Brazil has quietly built one of the most expat-friendly visa frameworks in the Americas. The key options for seasonal residents and long-term stays are:

Visa-Free Tourism (90 + 90 days)

Citizens of most European countries, the UK, Australia, New Zealand, and South Africa can enter Brazil visa-free for tourism stays of up to 90 days, with a possible extension of a further 90 days. 

This gives a maximum stay of 180 days – essentially an entire Southern Hemisphere summer or dry season without any formal immigration process. This flexibility is the backbone of the part-time living model.

Important note for US and Canadian citizens: as of April 2025, citizens of the U.S., Canada, and Australia must obtain an eVisa prior to entry to Brazil, even for tourism. This is a straightforward online application process, not a barrier, but it requires planning in advance.
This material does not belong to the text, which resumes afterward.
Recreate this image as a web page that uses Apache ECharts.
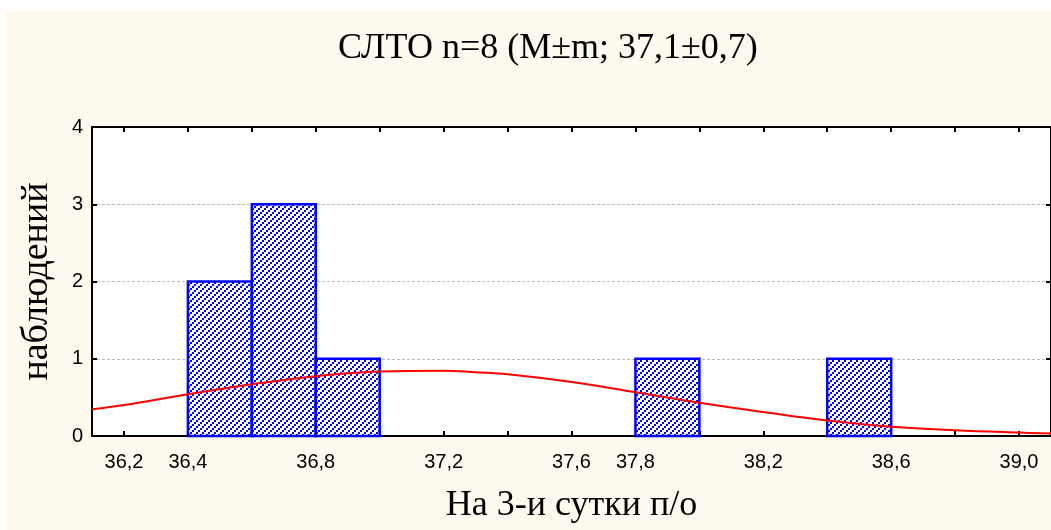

Digital Nomad Visa (VITEM XIV)

Introduced in January 2022 and increasingly popular, this visa allows remote workers to live in Brazil for one year, renewable for a second.

Digital Nomad Visa Requirements [5][6]  ▪  Must work for a company or client located outside Brazil  ▪  Minimum income: $1,500 USD/month OR $18,000 USD in savings  ▪  Private health insurance valid in Brazil (full duration of stay)  ▪  Clean criminal background check (apostilled)  ▪  Processing time: 14 – 30 days  ▪  Valid for 1 year, renewable for a further 1 year  ▪  Tax note: stays under 183 days generally not subject to Brazilian income tax [6]

Retirement Visa

Brazil offers a specific visa for retirees receiving a foreign pension. Requirements include proof of regular income (minimum around $2,000 USD/month) and health insurance. It is one of the most accessible retirement visas in Latin America and a popular choice for European and North American retirees.

The People: Why Brazilians Make the Difference

Statistics can explain cost and climate. They cannot explain why so many expats who come to Brazil for a season end up staying for years. For that, you have to talk to people.

The consistent theme in accounts from expats across the country is not the weather or the beaches – it is the people. 

Brazil has, historically, been a country built by waves of immigration: from Portugal, from West Africa, from Italy, Germany, Japan, Lebanon and beyond. The result is a society that is, in the most literal sense, accustomed to difference.

“Brazilians are known for making newcomers feel welcome. They are quick to include expats in their communities, which is described by expats as one of the most enjoyable aspects of living in Brazil.”
– Aventura do Brasil [7]

The concept of jeitinho brasileiro – the Brazilian way of finding creative, flexible solutions to problems – can initially unsettle Northern Europeans accustomed to rigid systems and predictable processes. 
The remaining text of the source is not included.